§ **Task goal**
Transcribe everything in the data word for word. Pictures are left out.

↓

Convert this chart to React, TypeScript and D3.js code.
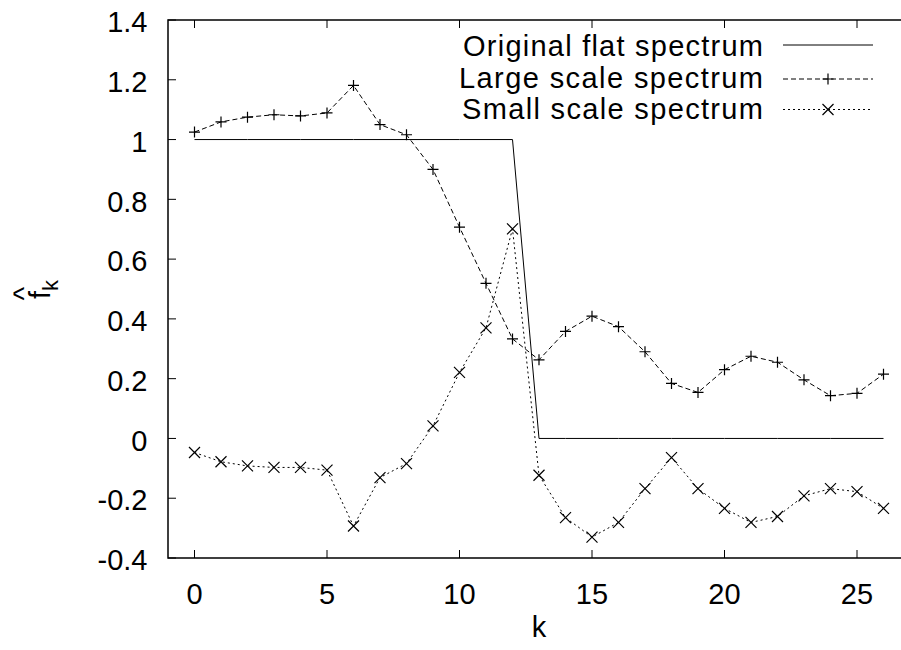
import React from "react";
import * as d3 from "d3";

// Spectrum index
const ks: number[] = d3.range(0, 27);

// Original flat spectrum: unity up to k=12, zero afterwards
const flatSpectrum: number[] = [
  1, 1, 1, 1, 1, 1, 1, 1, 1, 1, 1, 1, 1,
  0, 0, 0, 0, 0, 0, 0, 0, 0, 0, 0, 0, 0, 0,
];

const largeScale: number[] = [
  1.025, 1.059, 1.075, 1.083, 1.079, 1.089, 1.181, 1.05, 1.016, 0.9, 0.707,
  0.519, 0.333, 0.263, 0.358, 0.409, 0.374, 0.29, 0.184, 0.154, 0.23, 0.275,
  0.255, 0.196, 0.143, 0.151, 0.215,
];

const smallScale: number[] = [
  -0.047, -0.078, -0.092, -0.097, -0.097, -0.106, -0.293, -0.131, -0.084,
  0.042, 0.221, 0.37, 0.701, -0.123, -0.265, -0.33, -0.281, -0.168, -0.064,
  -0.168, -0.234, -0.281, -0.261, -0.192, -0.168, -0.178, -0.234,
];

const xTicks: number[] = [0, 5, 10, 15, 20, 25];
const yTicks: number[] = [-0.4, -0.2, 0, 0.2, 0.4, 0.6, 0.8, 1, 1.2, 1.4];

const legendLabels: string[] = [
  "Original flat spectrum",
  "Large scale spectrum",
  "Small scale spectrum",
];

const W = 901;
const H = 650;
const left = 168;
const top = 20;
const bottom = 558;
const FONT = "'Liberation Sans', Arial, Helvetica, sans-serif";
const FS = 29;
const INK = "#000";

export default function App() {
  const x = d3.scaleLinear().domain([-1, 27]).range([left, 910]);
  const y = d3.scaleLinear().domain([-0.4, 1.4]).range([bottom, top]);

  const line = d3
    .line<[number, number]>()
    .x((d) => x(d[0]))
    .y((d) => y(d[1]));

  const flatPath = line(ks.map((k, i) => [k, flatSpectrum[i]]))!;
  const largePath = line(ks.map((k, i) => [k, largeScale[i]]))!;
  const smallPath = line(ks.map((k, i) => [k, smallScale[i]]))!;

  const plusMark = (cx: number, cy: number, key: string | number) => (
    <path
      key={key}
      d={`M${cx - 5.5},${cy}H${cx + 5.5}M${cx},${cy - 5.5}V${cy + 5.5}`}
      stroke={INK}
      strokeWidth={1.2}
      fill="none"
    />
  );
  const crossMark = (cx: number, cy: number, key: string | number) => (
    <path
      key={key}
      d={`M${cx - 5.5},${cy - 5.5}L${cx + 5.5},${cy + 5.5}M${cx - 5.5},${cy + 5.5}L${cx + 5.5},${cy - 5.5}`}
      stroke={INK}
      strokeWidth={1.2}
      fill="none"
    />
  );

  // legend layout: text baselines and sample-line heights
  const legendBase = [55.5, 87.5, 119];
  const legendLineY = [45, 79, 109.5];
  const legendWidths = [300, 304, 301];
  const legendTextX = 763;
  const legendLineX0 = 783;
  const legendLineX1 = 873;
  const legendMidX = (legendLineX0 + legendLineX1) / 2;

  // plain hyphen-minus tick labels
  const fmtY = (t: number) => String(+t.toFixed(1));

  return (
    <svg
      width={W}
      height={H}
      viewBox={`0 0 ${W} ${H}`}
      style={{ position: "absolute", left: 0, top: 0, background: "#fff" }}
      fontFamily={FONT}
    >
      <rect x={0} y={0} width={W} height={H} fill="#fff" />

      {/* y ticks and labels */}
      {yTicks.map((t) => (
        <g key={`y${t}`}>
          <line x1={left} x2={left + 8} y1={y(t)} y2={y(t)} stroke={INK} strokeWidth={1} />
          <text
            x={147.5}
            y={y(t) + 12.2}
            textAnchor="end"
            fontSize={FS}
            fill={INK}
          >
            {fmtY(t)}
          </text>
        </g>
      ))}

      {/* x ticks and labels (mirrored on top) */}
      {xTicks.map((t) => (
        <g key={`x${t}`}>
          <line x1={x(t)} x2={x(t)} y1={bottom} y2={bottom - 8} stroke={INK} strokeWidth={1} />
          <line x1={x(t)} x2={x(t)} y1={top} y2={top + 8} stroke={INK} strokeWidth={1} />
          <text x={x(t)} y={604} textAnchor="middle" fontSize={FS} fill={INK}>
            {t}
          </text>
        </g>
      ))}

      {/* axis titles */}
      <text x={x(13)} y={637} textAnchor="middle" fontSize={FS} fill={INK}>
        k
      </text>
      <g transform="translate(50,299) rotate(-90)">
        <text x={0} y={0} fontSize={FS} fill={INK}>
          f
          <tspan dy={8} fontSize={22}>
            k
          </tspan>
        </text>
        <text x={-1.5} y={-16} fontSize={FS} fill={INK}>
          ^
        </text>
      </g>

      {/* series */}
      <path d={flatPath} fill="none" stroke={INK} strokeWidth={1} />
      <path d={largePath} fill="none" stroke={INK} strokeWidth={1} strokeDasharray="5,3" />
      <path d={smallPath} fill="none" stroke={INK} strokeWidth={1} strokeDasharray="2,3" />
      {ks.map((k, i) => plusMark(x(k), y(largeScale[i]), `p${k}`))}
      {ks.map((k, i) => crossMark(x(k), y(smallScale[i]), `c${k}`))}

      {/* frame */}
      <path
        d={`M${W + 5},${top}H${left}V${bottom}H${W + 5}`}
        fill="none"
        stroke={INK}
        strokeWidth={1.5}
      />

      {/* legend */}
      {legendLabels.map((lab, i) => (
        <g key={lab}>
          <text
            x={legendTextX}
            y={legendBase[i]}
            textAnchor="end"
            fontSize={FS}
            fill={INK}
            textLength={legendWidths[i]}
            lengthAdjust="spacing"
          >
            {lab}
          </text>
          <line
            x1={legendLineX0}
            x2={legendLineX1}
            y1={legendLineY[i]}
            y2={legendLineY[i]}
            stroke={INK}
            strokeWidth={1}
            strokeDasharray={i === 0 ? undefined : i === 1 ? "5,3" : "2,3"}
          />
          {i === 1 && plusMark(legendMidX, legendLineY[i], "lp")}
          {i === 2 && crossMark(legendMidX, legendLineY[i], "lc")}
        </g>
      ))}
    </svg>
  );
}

↑

§ **Correct response**
Convert this chart to React, TypeScript and D3.js code.
import React from "react";
import * as d3 from "d3";

// Spectrum index
const ks: number[] = d3.range(0, 27);

// Original flat spectrum: unity up to k=12, zero afterwards
const flatSpectrum: number[] = [
  1, 1, 1, 1, 1, 1, 1, 1, 1, 1, 1, 1, 1,
  0, 0, 0, 0, 0, 0, 0, 0, 0, 0, 0, 0, 0, 0,
];

const largeScale: number[] = [
  1.025, 1.059, 1.075, 1.083, 1.079, 1.089, 1.181, 1.05, 1.016, 0.9, 0.707,
  0.519, 0.333, 0.263, 0.358, 0.409, 0.374, 0.29, 0.184, 0.154, 0.23, 0.275,
  0.255, 0.196, 0.143, 0.151, 0.215,
];

const smallScale: number[] = [
  -0.047, -0.078, -0.092, -0.097, -0.097, -0.106, -0.293, -0.131, -0.084,
  0.042, 0.221, 0.37, 0.701, -0.123, -0.265, -0.33, -0.281, -0.168, -0.064,
  -0.168, -0.234, -0.281, -0.261, -0.192, -0.168, -0.178, -0.234,
];

const xTicks: number[] = [0, 5, 10, 15, 20, 25];
const yTicks: number[] = [-0.4, -0.2, 0, 0.2, 0.4, 0.6, 0.8, 1, 1.2, 1.4];

const legendLabels: string[] = [
  "Original flat spectrum",
  "Large scale spectrum",
  "Small scale spectrum",
];

const W = 901;
const H = 650;
const left = 168;
const top = 20;
const bottom = 558;
const FONT = "'Liberation Sans', Arial, Helvetica, sans-serif";
const FS = 29;
const INK = "#000";

export default function App() {
  const x = d3.scaleLinear().domain([-1, 27]).range([left, 910]);
  const y = d3.scaleLinear().domain([-0.4, 1.4]).range([bottom, top]);

  const line = d3
    .line<[number, number]>()
    .x((d) => x(d[0]))
    .y((d) => y(d[1]));

  const flatPath = line(ks.map((k, i) => [k, flatSpectrum[i]]))!;
  const largePath = line(ks.map((k, i) => [k, largeScale[i]]))!;
  const smallPath = line(ks.map((k, i) => [k, smallScale[i]]))!;

  const plusMark = (cx: number, cy: number, key: string | number) => (
    <path
      key={key}
      d={`M${cx - 5.5},${cy}H${cx + 5.5}M${cx},${cy - 5.5}V${cy + 5.5}`}
      stroke={INK}
      strokeWidth={1.2}
      fill="none"
    />
  );
  const crossMark = (cx: number, cy: number, key: string | number) => (
    <path
      key={key}
      d={`M${cx - 5.5},${cy - 5.5}L${cx + 5.5},${cy + 5.5}M${cx - 5.5},${cy + 5.5}L${cx + 5.5},${cy - 5.5}`}
      stroke={INK}
      strokeWidth={1.2}
      fill="none"
    />
  );

  // legend layout: text baselines and sample-line heights
  const legendBase = [55.5, 87.5, 119];
  const legendLineY = [45, 79, 109.5];
  const legendWidths = [300, 304, 301];
  const legendTextX = 763;
  const legendLineX0 = 783;
  const legendLineX1 = 873;
  const legendMidX = (legendLineX0 + legendLineX1) / 2;

  // plain hyphen-minus tick labels
  const fmtY = (t: number) => String(+t.toFixed(1));

  return (
    <svg
      width={W}
      height={H}
      viewBox={`0 0 ${W} ${H}`}
      style={{ position: "absolute", left: 0, top: 0, background: "#fff" }}
      fontFamily={FONT}
    >
      <rect x={0} y={0} width={W} height={H} fill="#fff" />

      {/* y ticks and labels */}
      {yTicks.map((t) => (
        <g key={`y${t}`}>
          <line x1={left} x2={left + 8} y1={y(t)} y2={y(t)} stroke={INK} strokeWidth={1} />
          <text
            x={147.5}
            y={y(t) + 12.2}
            textAnchor="end"
            fontSize={FS}
            fill={INK}
          >
            {fmtY(t)}
          </text>
        </g>
      ))}

      {/* x ticks and labels (mirrored on top) */}
      {xTicks.map((t) => (
        <g key={`x${t}`}>
          <line x1={x(t)} x2={x(t)} y1={bottom} y2={bottom - 8} stroke={INK} strokeWidth={1} />
          <line x1={x(t)} x2={x(t)} y1={top} y2={top + 8} stroke={INK} strokeWidth={1} />
          <text x={x(t)} y={604} textAnchor="middle" fontSize={FS} fill={INK}>
            {t}
          </text>
        </g>
      ))}

      {/* axis titles */}
      <text x={x(13)} y={637} textAnchor="middle" fontSize={FS} fill={INK}>
        k
      </text>
      <g transform="translate(50,299) rotate(-90)">
        <text x={0} y={0} fontSize={FS} fill={INK}>
          f
          <tspan dy={8} fontSize={22}>
            k
          </tspan>
        </text>
        <text x={-1.5} y={-16} fontSize={FS} fill={INK}>
          ^
        </text>
      </g>

      {/* series */}
      <path d={flatPath} fill="none" stroke={INK} strokeWidth={1} />
      <path d={largePath} fill="none" stroke={INK} strokeWidth={1} strokeDasharray="5,3" />
      <path d={smallPath} fill="none" stroke={INK} strokeWidth={1} strokeDasharray="2,3" />
      {ks.map((k, i) => plusMark(x(k), y(largeScale[i]), `p${k}`))}
      {ks.map((k, i) => crossMark(x(k), y(smallScale[i]), `c${k}`))}

      {/* frame */}
      <path
        d={`M${W + 5},${top}H${left}V${bottom}H${W + 5}`}
        fill="none"
        stroke={INK}
        strokeWidth={1.5}
      />

      {/* legend */}
      {legendLabels.map((lab, i) => (
        <g key={lab}>
          <text
            x={legendTextX}
            y={legendBase[i]}
            textAnchor="end"
            fontSize={FS}
            fill={INK}
            textLength={legendWidths[i]}
            lengthAdjust="spacing"
          >
            {lab}
          </text>
          <line
            x1={legendLineX0}
            x2={legendLineX1}
            y1={legendLineY[i]}
            y2={legendLineY[i]}
            stroke={INK}
            strokeWidth={1}
            strokeDasharray={i === 0 ? undefined : i === 1 ? "5,3" : "2,3"}
          />
          {i === 1 && plusMark(legendMidX, legendLineY[i], "lp")}
          {i === 2 && crossMark(legendMidX, legendLineY[i], "lc")}
        </g>
      ))}
    </svg>
  );
}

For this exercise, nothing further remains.